Older job seekers find experience, education may not be enough in pandemic

Virus Outbreak California Jobs
Posted at 8:25 PM, Jan 12, 2021
and last updated 2021-01-12 22:13:28-05

NASHVILLE, Tenn. (WTVF) — Older workers are having trouble making it back into the workforce and studies show it’s part of a trend we haven’t seen in nearly 50 years.

In the first six months of the pandemic, older workers (55 and older) were 17 percent more likely to become unemployed than their slightly younger peers.

Carolyn McKeown is 52 years old, but says she hasn’t had much luck finding a job in the nearly one year it’s been since she was let go back in March 2020. She first reached out to us in September and since then, she’s filed 65 applications with zero interviews.

“I don’t think what I’m asking for is anything out of the range of what’s being offered. I think what many of us including myself are looking for is available, it’s just finding the right time and the right place,” McKeown said.

McKeown has a Bachelor’s degree in business and finance, as well as a Master’s degree in educational administration. For decades she’s worked in HR, insurance, and mortgage lending, which she thought could be a valuable experience to any prospective employer.

When jobs continued to turn her down, she began surveying anyone who made the time to listen. McKeown asked how these people half her age were getting jobs and many of them explained that it was simply an option right out of school.

“I feel as though we’re being scrutinized more heavily and told that we need recent relevant experience, as though we’ve never worked before,” McKeown said.

The US Census Bureau found that for the first time in nearly 50 years, jobseekers (55 and older) are facing higher rates of unemployment than those a few years younger. They also found that older workers stayed unemployed longer.

In Tennessee, the Senior Community Service Employment Program was designed to keep older workers employed longer.
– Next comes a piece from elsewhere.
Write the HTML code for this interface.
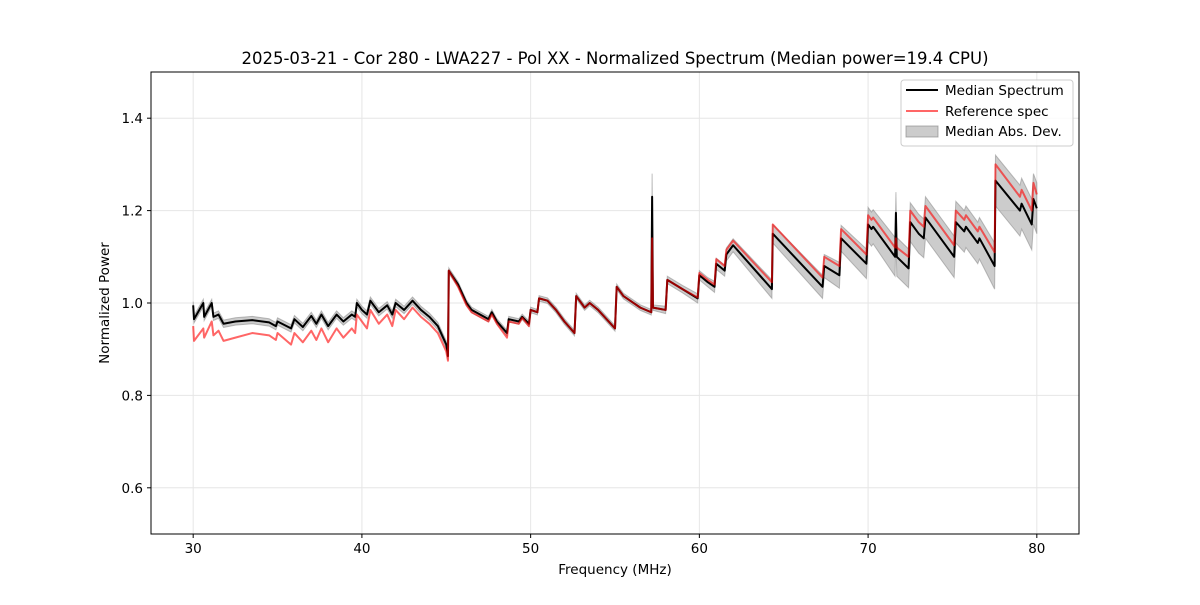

Chris Cannon of the Tennessee Dept. of Labor & Workforce Development explains how it works.

“This program right here can help a senior make themselves more marketable or maybe upgrade an existing skill or teach them an entirely new skill,” Cannon said.

For more information on the program, click here.

Cannon explains that these may not all be full-time jobs, but they are jobs capable of helping someone earn an income at a time where the money is tight.

McKeown is at the point where she’s barely managing to pay her bills. She’s tapped out her savings and can no longer afford health insurance. Not unlike the many other older workers who now can’t imagine the idea of voluntary retirement.

That said, she’s not looking for anything part-time or without benefits. She acknowledges that some of her qualifiers may keep her from getting certain jobs, but McKeown says she knows her worth. Under a much different time, her credentials could have landed her a high-paying job with benefits. She’s not expecting the same pay as before, but McKeown says she should be afforded similar opportunities she knows are out there.

For McKeown, she knows some employers think it’s too expensive to train an older worker in this more virtual workforce. She says she’s learning every day how to keep up, so this stigma that older workers are somehow less capable is the only thing outdated.

“How do they determine what the job applicant is lacking. A job gap doesn’t mean you lack the skills. It just means you’re lacking time,” McKeown said.